■ Data section
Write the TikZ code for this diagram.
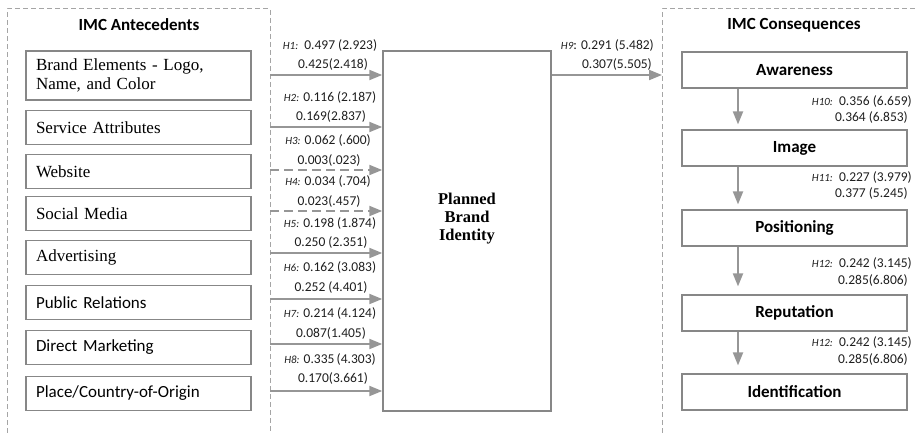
\documentclass[tikz,border=0pt]{standalone}
\usepackage{fontspec}
\setmainfont{Liberation Serif}
\newfontfamily\calibri{Carlito}
\definecolor{FrameGray}{RGB}{165, 165, 165}
\definecolor{BoxGray}{RGB}{135, 135, 135}
\definecolor{ArrowGray}{RGB}{150, 150, 150}
\definecolor{TextDark}{RGB}{30, 30, 30}
\usetikzlibrary{arrows.meta, positioning, calc}
\newcommand\hname[1]{{\itshape\fontsize{11}{13}\selectfont #1}}

\begin{document}
\begin{tikzpicture}[x=1pt, y=-1pt,
    frame/.style={draw=FrameGray, line width=1pt, dash pattern=on 5pt off 3pt},
    srcbox/.style={draw=BoxGray, line width=1.2pt, text width=205pt, inner xsep=10pt, inner ysep=0pt, align=left, minimum height=34pt, font=\fontsize{17}{19.5}\selectfont},
    sansbox/.style={srcbox, font=\calibri\fontsize{17}{19.5}\selectfont},
    outbox/.style={draw=BoxGray, line width=1.2pt, minimum width=225pt, minimum height=36pt, inner sep=0pt, font=\calibri\bfseries\fontsize{17}{20}\selectfont},
    heading/.style={font=\calibri\bfseries\fontsize{17}{20}\selectfont},
    link/.style={draw=ArrowGray, line width=2pt, -{Triangle[length=13pt, width=10pt]}},
    weak/.style={link, dash pattern=on 9pt off 5pt},
    coef/.style={inner sep=0pt, text=TextDark, font=\calibri\fontsize{13.5}{16}\selectfont}
  ]
  \useasboundingbox (0,0) rectangle (918,433);

  % dashed groups
  \draw[frame] (7,433) -- (7,9) -- (270,9) -- (270,433);
  \draw[frame] (662,433) -- (662,9) -- (918,9);
  \node[heading] (antetitle) at (139,25) {IMC Antecedents};
  \node[heading] (consetitle) at (794,25) {IMC Consequences};

  % antecedents
  \node[srcbox, minimum height=49pt] (brand) at (138.5,75.5) {Brand Elements - Logo,\\Name, and Color};
  \node[srcbox] (service) at (138.5,127.5) {Service Attributes};
  \node[srcbox] (website) at (138.5,171.5) {Website};
  \node[srcbox] (social) at (138.5,213.5) {Social Media};
  \node[srcbox] (advert) at (138.5,257.5) {Advertising};
  \node[sansbox] (pr) at (138.5,302.5) {Public Relations};
  \node[sansbox] (direct) at (138.5,347.5) {Direct Marketing};
  \node[sansbox] (place) at (138.5,393.5) {Place/Country-of-Origin};

  % planned brand identity
  \node[draw=BoxGray, line width=1.5pt, minimum width=168pt, minimum height=360pt] (pbi) at (467,231) {};
  \node[align=center, font=\bfseries\fontsize{16.5}{18}\selectfont] (pbitext) at ($(pbi.center)+(0,-12.5)$) {Planned\\Brand\\Identity};

  % paths into the brand identity
  \coordinate (a1) at (270,75);
  \coordinate (a2) at (270,127);
  \coordinate (a3) at (270,170);
  \coordinate (a4) at (270,211);
  \coordinate (a5) at (270,253);
  \coordinate (a6) at (270,299);
  \coordinate (a7) at (270,344);
  \coordinate (a8) at (270,391);
  \draw[link] (a1) -- (a1 -| pbi.west);
  \draw[link] (a2) -- (a2 -| pbi.west);
  \draw[weak] (a3) -- (a3 -| pbi.west);
  \draw[weak] (a4) -- (a4 -| pbi.west);
  \draw[link] (a5) -- (a5 -| pbi.west);
  \draw[link] (a6) -- (a6 -| pbi.west);
  \draw[link] (a7) -- (a7 -| pbi.west);
  \draw[link] (a8) -- (a8 -| pbi.west);

  \node[coef] (h1a) at (330,45) {\hname{H1:}\ \ 0.497 (2.923)};
  \node[coef] (h1b) at (333,64) {0.425(2.418)};
  \node[coef] (h2a) at (330,97) {\hname{H2:} 0.116 (2.187)};
  \node[coef] (h2b) at (331,116) {0.169(2.837)};
  \node[coef] (h3a) at (328,140) {\hname{H3:} 0.062 (.600)};
  \node[coef] (h3b) at (329,160) {0.003(.023)};
  \node[coef] (h4a) at (328,181) {\hname{H4:} 0.034 (.704)};
  \node[coef] (h4b) at (329,201) {0.023(.457)};
  \node[coef] (h5a) at (330,223) {\hname{H5:} 0.198 (1.874)};
  \node[coef] (h5b) at (331,242) {0.250 (2.351)};
  \node[coef] (h6a) at (330,267) {\hname{H6:} 0.162 (3.083)};
  \node[coef] (h6b) at (331,287) {0.252 (4.401)};
  \node[coef] (h7a) at (330,313) {\hname{H7:} 0.214 (4.124)};
  \node[coef] (h7b) at (331,333) {0.087(1.405)};
  \node[coef] (h8a) at (330,359) {\hname{H8:} 0.335\,(4.303)};
  \node[coef] (h8b) at (333,378) {0.170(3.661)};

  % out to the consequences
  \coordinate (c9) at (662,75);
  \draw[link] (pbi.east |- c9) -- (c9);
  \node[coef, anchor=east] (h9a) at (654,45) {\hname{H9}: 0.291 (5.482)};
  \node[coef, anchor=east] (h9b) at (652,64) {0.307(5.505)};

  % consequences
  \node[outbox] (aware) at (794.5,70) {Awareness};
  \node[outbox] (image) at (794.5,148) {Image};
  \node[outbox] (posit) at (794.5,228) {Positioning};
  \node[outbox] (reput) at (794.5,313) {Reputation};
  \node[outbox] (ident) at (794.5,392) {Identification};

  \coordinate (dx) at (738,0);
  \draw[link, shorten >=5pt] (aware.south -| dx) -- (image.north -| dx);
  \draw[link, shorten >=5pt] (image.south -| dx) -- (posit.north -| dx);
  \draw[link, shorten >=8pt] (posit.south -| dx) -- (reput.north -| dx);
  \draw[link, shorten >=8pt] (reput.south -| dx) -- (ident.north -| dx);

  \node[coef, anchor=east] (h10a) at (912,101) {\hname{H10:}\ \ 0.356 (6.659)};
  \node[coef, anchor=east] (h10b) at (908,117) {0.364 (6.853)};
  \node[coef, anchor=east] (h11a) at (912,177) {\hname{H11:}\ \ 0.227 (3.979)};
  \node[coef, anchor=east] (h11b) at (908,193) {0.377 (5.245)};
  \node[coef, anchor=east] (h12a) at (912,263) {\hname{H12:}\ \ 0.242 (3.145)};
  \node[coef, anchor=east] (h12b) at (908,280) {0.285(6.806)};
  \node[coef, anchor=east] (h13a) at (912,342) {\hname{H12:}\ \ 0.242 (3.145)};
  \node[coef, anchor=east] (h13b) at (908,359) {0.285(6.806)};
\end{tikzpicture}
\end{document}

■ Set exercise
From start to finish, output the listing exactly, but omit its pictures.

■ Task output
Write the TikZ code for this diagram.
\documentclass[tikz,border=0pt]{standalone}
\usepackage{fontspec}
\setmainfont{Liberation Serif}
\newfontfamily\calibri{Carlito}
\definecolor{FrameGray}{RGB}{165, 165, 165}
\definecolor{BoxGray}{RGB}{135, 135, 135}
\definecolor{ArrowGray}{RGB}{150, 150, 150}
\definecolor{TextDark}{RGB}{30, 30, 30}
\usetikzlibrary{arrows.meta, positioning, calc}
\newcommand\hname[1]{{\itshape\fontsize{11}{13}\selectfont #1}}

\begin{document}
\begin{tikzpicture}[x=1pt, y=-1pt,
    frame/.style={draw=FrameGray, line width=1pt, dash pattern=on 5pt off 3pt},
    srcbox/.style={draw=BoxGray, line width=1.2pt, text width=205pt, inner xsep=10pt, inner ysep=0pt, align=left, minimum height=34pt, font=\fontsize{17}{19.5}\selectfont},
    sansbox/.style={srcbox, font=\calibri\fontsize{17}{19.5}\selectfont},
    outbox/.style={draw=BoxGray, line width=1.2pt, minimum width=225pt, minimum height=36pt, inner sep=0pt, font=\calibri\bfseries\fontsize{17}{20}\selectfont},
    heading/.style={font=\calibri\bfseries\fontsize{17}{20}\selectfont},
    link/.style={draw=ArrowGray, line width=2pt, -{Triangle[length=13pt, width=10pt]}},
    weak/.style={link, dash pattern=on 9pt off 5pt},
    coef/.style={inner sep=0pt, text=TextDark, font=\calibri\fontsize{13.5}{16}\selectfont}
  ]
  \useasboundingbox (0,0) rectangle (918,433);

  % dashed groups
  \draw[frame] (7,433) -- (7,9) -- (270,9) -- (270,433);
  \draw[frame] (662,433) -- (662,9) -- (918,9);
  \node[heading] (antetitle) at (139,25) {IMC Antecedents};
  \node[heading] (consetitle) at (794,25) {IMC Consequences};

  % antecedents
  \node[srcbox, minimum height=49pt] (brand) at (138.5,75.5) {Brand Elements - Logo,\\Name, and Color};
  \node[srcbox] (service) at (138.5,127.5) {Service Attributes};
  \node[srcbox] (website) at (138.5,171.5) {Website};
  \node[srcbox] (social) at (138.5,213.5) {Social Media};
  \node[srcbox] (advert) at (138.5,257.5) {Advertising};
  \node[sansbox] (pr) at (138.5,302.5) {Public Relations};
  \node[sansbox] (direct) at (138.5,347.5) {Direct Marketing};
  \node[sansbox] (place) at (138.5,393.5) {Place/Country-of-Origin};

  % planned brand identity
  \node[draw=BoxGray, line width=1.5pt, minimum width=168pt, minimum height=360pt] (pbi) at (467,231) {};
  \node[align=center, font=\bfseries\fontsize{16.5}{18}\selectfont] (pbitext) at ($(pbi.center)+(0,-12.5)$) {Planned\\Brand\\Identity};

  % paths into the brand identity
  \coordinate (a1) at (270,75);
  \coordinate (a2) at (270,127);
  \coordinate (a3) at (270,170);
  \coordinate (a4) at (270,211);
  \coordinate (a5) at (270,253);
  \coordinate (a6) at (270,299);
  \coordinate (a7) at (270,344);
  \coordinate (a8) at (270,391);
  \draw[link] (a1) -- (a1 -| pbi.west);
  \draw[link] (a2) -- (a2 -| pbi.west);
  \draw[weak] (a3) -- (a3 -| pbi.west);
  \draw[weak] (a4) -- (a4 -| pbi.west);
  \draw[link] (a5) -- (a5 -| pbi.west);
  \draw[link] (a6) -- (a6 -| pbi.west);
  \draw[link] (a7) -- (a7 -| pbi.west);
  \draw[link] (a8) -- (a8 -| pbi.west);

  \node[coef] (h1a) at (330,45) {\hname{H1:}\ \ 0.497 (2.923)};
  \node[coef] (h1b) at (333,64) {0.425(2.418)};
  \node[coef] (h2a) at (330,97) {\hname{H2:} 0.116 (2.187)};
  \node[coef] (h2b) at (331,116) {0.169(2.837)};
  \node[coef] (h3a) at (328,140) {\hname{H3:} 0.062 (.600)};
  \node[coef] (h3b) at (329,160) {0.003(.023)};
  \node[coef] (h4a) at (328,181) {\hname{H4:} 0.034 (.704)};
  \node[coef] (h4b) at (329,201) {0.023(.457)};
  \node[coef] (h5a) at (330,223) {\hname{H5:} 0.198 (1.874)};
  \node[coef] (h5b) at (331,242) {0.250 (2.351)};
  \node[coef] (h6a) at (330,267) {\hname{H6:} 0.162 (3.083)};
  \node[coef] (h6b) at (331,287) {0.252 (4.401)};
  \node[coef] (h7a) at (330,313) {\hname{H7:} 0.214 (4.124)};
  \node[coef] (h7b) at (331,333) {0.087(1.405)};
  \node[coef] (h8a) at (330,359) {\hname{H8:} 0.335\,(4.303)};
  \node[coef] (h8b) at (333,378) {0.170(3.661)};

  % out to the consequences
  \coordinate (c9) at (662,75);
  \draw[link] (pbi.east |- c9) -- (c9);
  \node[coef, anchor=east] (h9a) at (654,45) {\hname{H9}: 0.291 (5.482)};
  \node[coef, anchor=east] (h9b) at (652,64) {0.307(5.505)};

  % consequences
  \node[outbox] (aware) at (794.5,70) {Awareness};
  \node[outbox] (image) at (794.5,148) {Image};
  \node[outbox] (posit) at (794.5,228) {Positioning};
  \node[outbox] (reput) at (794.5,313) {Reputation};
  \node[outbox] (ident) at (794.5,392) {Identification};

  \coordinate (dx) at (738,0);
  \draw[link, shorten >=5pt] (aware.south -| dx) -- (image.north -| dx);
  \draw[link, shorten >=5pt] (image.south -| dx) -- (posit.north -| dx);
  \draw[link, shorten >=8pt] (posit.south -| dx) -- (reput.north -| dx);
  \draw[link, shorten >=8pt] (reput.south -| dx) -- (ident.north -| dx);

  \node[coef, anchor=east] (h10a) at (912,101) {\hname{H10:}\ \ 0.356 (6.659)};
  \node[coef, anchor=east] (h10b) at (908,117) {0.364 (6.853)};
  \node[coef, anchor=east] (h11a) at (912,177) {\hname{H11:}\ \ 0.227 (3.979)};
  \node[coef, anchor=east] (h11b) at (908,193) {0.377 (5.245)};
  \node[coef, anchor=east] (h12a) at (912,263) {\hname{H12:}\ \ 0.242 (3.145)};
  \node[coef, anchor=east] (h12b) at (908,280) {0.285(6.806)};
  \node[coef, anchor=east] (h13a) at (912,342) {\hname{H12:}\ \ 0.242 (3.145)};
  \node[coef, anchor=east] (h13b) at (908,359) {0.285(6.806)};
\end{tikzpicture}
\end{document}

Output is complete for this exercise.